The Business Council is carefully evaluating the Executive Budget proposal to merge the Banking and Insurance Departments, along with the Consumer Protection Board, into a new Department of Financial Regulation.
The financial services sector is one of New York’s most significant contributors to our private sector employment base and to overall state revenues. This proposal raises many questions regarding the future regulation of this sector and is being advanced simultaneously with the development and implementation of federal financial services reforms enacted by Congress.
Caution is urged to ensure sufficient understanding on the implications of a proposed merger are documented and evaluated before final action is taken. Now is not the time to undermine job retention or creation in New York State, and overly burdensome regulatory practices are among the most frequently cited reasons upon which business location and retention decisions are made.
The Business Council urges the Governor and Legislature to allow a thorough review and comment of this proposal. Importantly, while the Business Council supports the Governor’s efforts to reorganize and reduce the size of state government as part of his budget balancing plan, this consolidation proposal does not significantly impact the state’s deficit reduction efforts, as both Insurance and Banking departments are fully funded by industry fees.
In particular, the Council is evaluating the budget’s proposal for expanded regulatory and enforcement authority for the new Department of Financial Regulation, and the appropriateness of proposals that would increase the legal exposure of the business community and taxpayers. For example, the proposal would grant this new Department with broad subpoena powers; authority to seek injunctions; administer oaths; examine and cross examine witnesses; and receive documentary evidence. The need for this additional authority, in context of other state oversight authority, is an issue of particular concern for us.
Furthermore, this proposal significantly increases penalties for violations. The penalties would be in conjunction with damages, restitution, civil and criminal liability. The Business Council is also concerned about the authority of Department staff to levy penalties for violations.
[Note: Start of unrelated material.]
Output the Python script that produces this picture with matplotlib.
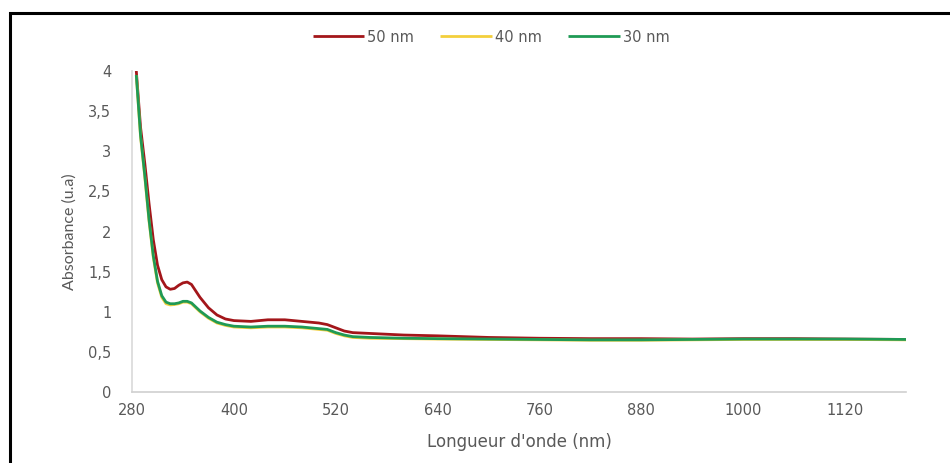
import matplotlib
matplotlib.use("Agg")
import matplotlib.pyplot as plt
from matplotlib.patches import Rectangle

plt.rcParams['font.family'] = ['DejaVu Sans']

# Wavelength (nm)
wavelength = [285, 290, 295, 300, 305, 310, 315, 320, 325, 330, 335, 340, 345,
              350, 355, 360, 370, 380, 390, 400, 420, 440, 460, 480, 500, 510,
              520, 530, 540, 560, 600, 640, 700, 760, 820, 880, 940, 1000,
              1060, 1120, 1192]

# Absorbance (u.a) for each film thickness
abs_50nm = [4.0, 3.3, 2.85, 2.35, 1.9, 1.58, 1.40, 1.31, 1.28, 1.29, 1.33, 1.36,
            1.37, 1.34, 1.26, 1.18, 1.05, 0.96, 0.91, 0.89, 0.88, 0.90, 0.90,
            0.88, 0.86, 0.84, 0.80, 0.76, 0.74, 0.73, 0.71, 0.70, 0.68, 0.67,
            0.665, 0.665, 0.66, 0.665, 0.665, 0.66, 0.655]
abs_40nm = [3.95, 3.18, 2.68, 2.13, 1.68, 1.36, 1.18, 1.10, 1.085, 1.09, 1.10,
            1.12, 1.12, 1.10, 1.05, 1.0, 0.92, 0.86, 0.83, 0.81, 0.80, 0.81,
            0.81, 0.80, 0.78, 0.77, 0.73, 0.70, 0.68, 0.67, 0.665, 0.66, 0.655,
            0.65, 0.645, 0.645, 0.65, 0.655, 0.655, 0.655, 0.65]
abs_30nm = [3.95, 3.2, 2.7, 2.15, 1.7, 1.38, 1.20, 1.12, 1.10, 1.10, 1.11, 1.13,
            1.13, 1.11, 1.06, 1.01, 0.93, 0.87, 0.84, 0.82, 0.81, 0.82, 0.82,
            0.81, 0.79, 0.78, 0.74, 0.71, 0.69, 0.68, 0.67, 0.665, 0.66, 0.655,
            0.65, 0.65, 0.655, 0.66, 0.66, 0.66, 0.655]

series_labels = ['50 nm', '40 nm', '30 nm']
series_colors = ['#a3161a', '#f3cf3c', '#1f9a55']

xticks = [280, 400, 520, 640, 760, 880, 1000, 1120]
yticks = [0, 0.5, 1, 1.5, 2, 2.5, 3, 3.5, 4]
ytick_labels = ['0', '0,5', '1', '1,5', '2', '2,5', '3', '3,5', '4']

text_color = '#595959'

fig = plt.figure(figsize=(9.5, 4.63), dpi=100)
ax = fig.add_axes([0.139, 0.1533, 0.815, 0.6934])

for y, lab, col in zip([abs_50nm, abs_40nm, abs_30nm], series_labels, series_colors):
    ax.plot(wavelength, y, color=col, lw=2.0, label=lab,
            solid_joinstyle='round', solid_capstyle='butt')

ax.set_xlim(280, 1192)
ax.set_ylim(0, 4)
ax.set_xticks(xticks)
ax.set_xticklabels([str(t) for t in xticks])
ax.set_yticks(yticks)
ax.set_yticklabels(ytick_labels)
ax.tick_params(length=0, labelsize=10.5, colors=text_color)
ax.tick_params(axis='x', pad=8)
ax.tick_params(axis='y', pad=15)

for s in ['top', 'right']:
    ax.spines[s].set_visible(False)
ax.spines['left'].set_color('#d9d9d9')
ax.spines['bottom'].set_color('#d0d0d0')
ax.spines['left'].set_linewidth(1.2)
ax.spines['bottom'].set_linewidth(1.2)

ax.set_xlabel("Longueur d'onde (nm)", fontsize=12, color=text_color, labelpad=11)
ax.set_ylabel("Absorbance (u.a)", fontsize=11.5, color=text_color, labelpad=8,
              family=['Lato', 'DejaVu Sans'])

leg = fig.legend(loc='center', bbox_to_anchor=(0.517, 1 - 37 / 463), ncol=3,
                 frameon=False, fontsize=10.5, handlelength=3.55,
                 handletextpad=0.2, columnspacing=1.8)
for t in leg.get_texts():
    t.set_color(text_color)
for h in leg.get_lines():
    h.set_linewidth(2.0)

# Outer frame
fig.patches.append(Rectangle((10 / 950, -0.2), 1.2, 1.2 - 13 / 463,
                             transform=fig.transFigure, fill=False,
                             edgecolor='black', linewidth=2.2))

fig.savefig('out.png', dpi=100)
The Business Council supports Governor Cuomo’s blueprint for fundamental changes in how New York State budgets and advancing innovative approaches to managing State government. However, due to the complexity of the proposed agency merger, the industry fee-based financing of these agencies, the significant changes in regulatory and enforcement authority, and increased penalties proposed in the Executive Budget, we strongly recommend that the Governor and Legislature take all necessary time in re-crafting its regulatory programs for the state’s financial services industry.